Years ago, of course, you had a comfortable family doctor, who knew you and all your family (I am speaking from my own childhood in the uk), and he actually listened to what his patients were saying. I think the old fashioned family doc is what we are lacking these days and sadly, he will probably never come back - although Dr Kendrick sounds like one of them, and there do still seem to be others around like him, who question things. Hopefully some of the younger generation who are thinking of becoming doctors will discover their websites!
Susan
On Aug 10, 2011 at 8:01 am Admin2 wrote:
. . . . .
Susan,
It is very sad when older people are given so many drugs, and when drug companies scare older people into taking all kinds of drugs that they don't need such as blood pressure drugs and cholesterol drugs and bone-building drugs.

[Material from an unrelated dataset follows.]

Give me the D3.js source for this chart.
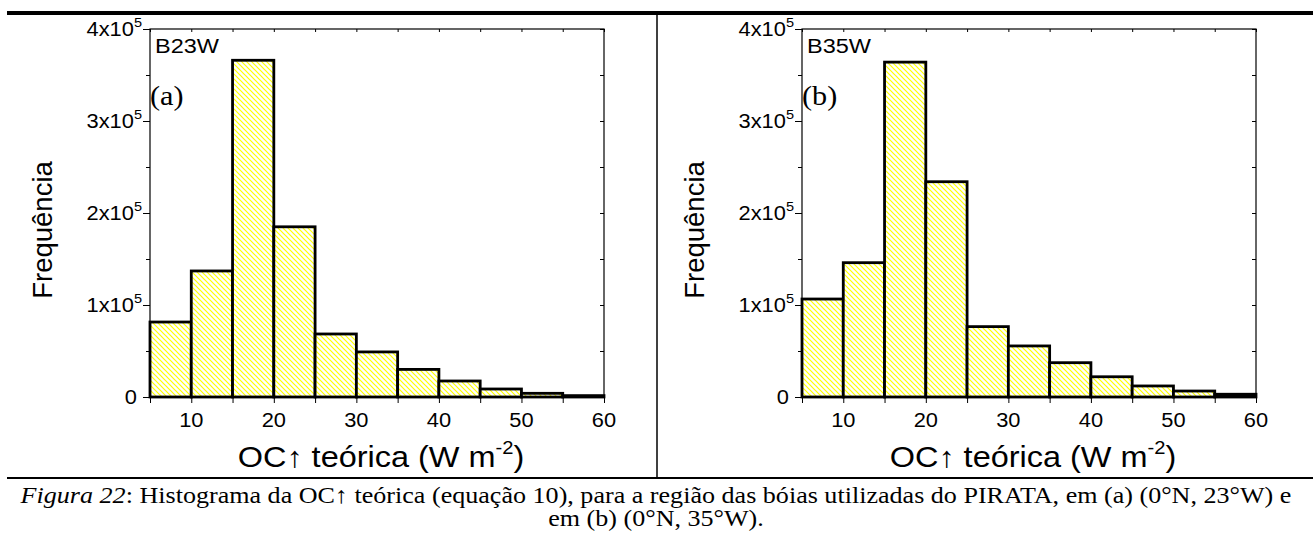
<!DOCTYPE html>
<html>
<head>
<meta charset="utf-8">
<script src="https://cdn.jsdelivr.net/npm/d3@7"></script>
<style>
  body { margin: 0; background: #fff; }
  svg { display: block; }
  .sans { font-family: 'Liberation Sans', Arial, sans-serif; }
  .serif { font-family: 'Liberation Serif', 'Times New Roman', serif; }
</style>
</head>
<body>
<svg id="fig" width="1313" height="536"></svg>
<script>
// histogram bins (W m-2), 5 units wide
const binStarts = [5, 10, 15, 20, 25, 30, 35, 40, 45, 50, 55];
const binWidth = 5;

// frequencies
const countsB23W = [81500, 137000, 366000, 185000, 68500, 49000, 30000, 17400, 8700, 4000, 1500];
const countsB35W = [106500, 146000, 364000, 234000, 76500, 55500, 37300, 22000, 12000, 6500, 3000];

const xTicks = [10, 20, 30, 40, 50, 60];
const yTicks = [0, 1, 2, 3, 4]; // x10^5

const panels = [
    { name: 'B23W', tag: '(a)', counts: countsB23W, left: 150 },
    { name: 'B35W', tag: '(b)', counts: countsB35W, left: 802 }
];

const svg = d3.select('#fig');
const plotW = 454;
const plotTop = 29;
const plotBottom = 397;
const SX = 1.12; // the scanned figure is a bit wider than tall

// text with a slight horizontal stretch, like the original
function stretched(parent, x, y, cls, size, anchor) {
    return parent.append('text')
        .attr('class', cls)
        .attr('font-size', size)
        .attr('text-anchor', anchor || 'start')
        .attr('transform', `translate(${x}, ${y}) scale(${SX}, 1)`);
}

// yellow diagonal hatch
const defs = svg.append('defs');
const pat = defs.append('pattern')
    .attr('id', 'hatch')
    .attr('patternUnits', 'userSpaceOnUse')
    .attr('width', 5)
    .attr('height', 5);
pat.append('rect').attr('width', 5).attr('height', 5).attr('fill', '#fff');
pat.append('path')
    .attr('d', 'M-1,-1 L6,6 M-1,4 L1,6 M4,-1 L6,1')
    .attr('stroke', '#ffff00')
    .attr('stroke-width', 1.2);

// frame lines of the figure
svg.append('line').attr('x1', 7).attr('x2', 1313).attr('y1', 13).attr('y2', 13)
    .attr('stroke', '#000').attr('stroke-width', 4);
svg.append('line').attr('x1', 7).attr('x2', 1313).attr('y1', 478).attr('y2', 478)
    .attr('stroke', '#000').attr('stroke-width', 2);
svg.append('line').attr('x1', 657).attr('x2', 657).attr('y1', 13).attr('y2', 478)
    .attr('stroke', '#000').attr('stroke-width', 1.5);

panels.forEach(p => {
    const x = d3.scaleLinear().domain([5, 60]).range([p.left, p.left + plotW]);
    const y = d3.scaleLinear().domain([0, 400000]).range([plotBottom, plotTop]);
    const g = svg.append('g');

    const bins = binStarts.map((s, i) => ({ x0: s, x1: s + binWidth, v: p.counts[i] }));

    g.selectAll('rect.bar')
        .data(bins)
        .enter()
        .append('rect')
        .attr('class', 'bar')
        .attr('x', d => x(d.x0))
        .attr('y', d => y(d.v))
        .attr('width', d => x(d.x1) - x(d.x0))
        .attr('height', d => y(0) - y(d.v))
        .attr('fill', 'url(#hatch)')
        .attr('stroke', '#000')
        .attr('stroke-width', 2.8);

    // minor ticks every 5 and every 0.5x10^5
    const xMinor = d3.range(5, 61, 5);
    const yMinor = d3.range(0, 400001, 50000);

    // bottom axis
    g.append('g')
        .attr('transform', `translate(0, ${plotBottom})`)
        .call(d3.axisBottom(x).tickValues(xMinor).tickSize(6).tickFormat(''))
        .call(a => a.select('.domain').remove());
    // top axis (inward)
    g.append('g')
        .attr('transform', `translate(0, ${plotTop})`)
        .call(d3.axisBottom(x).tickValues(xMinor).tickSize(3).tickFormat(''))
        .call(a => a.select('.domain').remove());
    // left axis (outward)
    g.append('g')
        .attr('transform', `translate(${p.left}, 0)`)
        .call(d3.axisLeft(y).tickValues(yMinor).tickSize(5).tickFormat(''))
        .call(a => a.select('.domain').remove())
        .call(a => a.selectAll('.tick line').attr('x2', d => d % 100000 === 0 ? -7 : -4));
    // right axis (inward)
    g.append('g')
        .attr('transform', `translate(${p.left + plotW}, 0)`)
        .call(d3.axisLeft(y).tickValues(yMinor).tickSize(4).tickFormat(''))
        .call(a => a.select('.domain').remove());
    g.selectAll('.tick line').attr('stroke', '#000');

    // plot frame
    g.append('rect')
        .attr('x', p.left).attr('y', plotTop)
        .attr('width', plotW).attr('height', plotBottom - plotTop)
        .attr('fill', 'none').attr('stroke', '#000').attr('stroke-width', 1.2);

    // x tick labels
    xTicks.forEach(t => {
        stretched(g, x(t), plotBottom + 30, 'sans', 19.5, 'middle').text(t);
    });

    // y tick labels
    yTicks.forEach(t => {
        if (t === 0) {
            stretched(g, p.left - 13, y(0) + 7, 'sans', 19.5, 'end').text('0');
        } else {
            const tx = stretched(g, p.left - 8, y(t * 100000) + 7, 'sans', 19.5, 'end');
            tx.append('tspan').text(`${t}x10`);
            tx.append('tspan').attr('dy', -9).attr('font-size', 13).text('5');
        }
    });

    // y axis title
    g.append('text')
        .attr('class', 'sans')
        .attr('font-size', 27.5)
        .attr('transform', `translate(${p.left - 98}, 230) rotate(-90)`)
        .attr('text-anchor', 'middle')
        .text('Frequência');

    // x axis title
    const xt = stretched(g, p.left + plotW / 2 + 4, 467, 'sans', 29, 'middle');
    xt.append('tspan').text('OC↑ teórica (W m');
    xt.append('tspan').attr('dy', -13).attr('font-size', 18).text('-2');
    xt.append('tspan').attr('dy', 13).text(')');

    // station name and panel tag
    stretched(g, p.left + 5, plotTop + 24, 'sans', 21).text(p.name);
    stretched(g, p.left, plotTop + 76, 'serif', 27).text(p.tag);
});

// caption
const cap1 = stretched(svg, 656, 503, 'serif', 23.3, 'middle');
cap1.append('tspan').attr('font-style', 'italic').text('Figura 22');
cap1.append('tspan').text(': Histograma da OC↑ teórica (equação 10), para a região das bóias utilizadas do PIRATA, em (a) (0°N, 23°W) e');

stretched(svg, 656, 526, 'serif', 23.3, 'middle').text('em (b) (0°N, 35°W).');
</script>
</body>
</html>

The same thing has happened to my mother that you mentioned happened to your parents.
Over the past several years, her doctors have given her more and more drugs.
It is insane.
If anything, older people should be given FEWER drugs and LOWER DOSES, not more drugs and higher doses.
A recent story said that 85% of people in nursing homes are on anti-psychotic drugs. It is such a shame.
A hundred years from now they will look back and think, "How could doctors and patients alike have been so stupid to believe that taking all those drugs was good for them?"
Regarding one drug being given to combat the side effect of another drug...
If I remember correctly, on his radio program, Julian Whitaker, MD, who has a large clinic in Newport Beach, California where he practices mostly natural medicine, using very few drugs, was interviewing Earl Mindell, a pharmacist who wrote "The Vitamin Bible" and started a chain of vitamin stores.
Dr. Whitaker said he had seen a patient that was taking 23 drugs, and about half the drugs were being given to combat the side effects of other drugs.
Earl Mindell said he had seen a person who was taking even more drugs than this.
Dr. Whitaker said something like, "Can you imagine one human being sitting across from another human being and prescribing all of these drugs."
It is very unfortunate.
It is amazing that, at least in the US, that people have been brainwashed into believing that this could possibly be good for you or lead to better health.
Hopefully doctors and the public will open their eyes to the insanity of this sooner rather than later.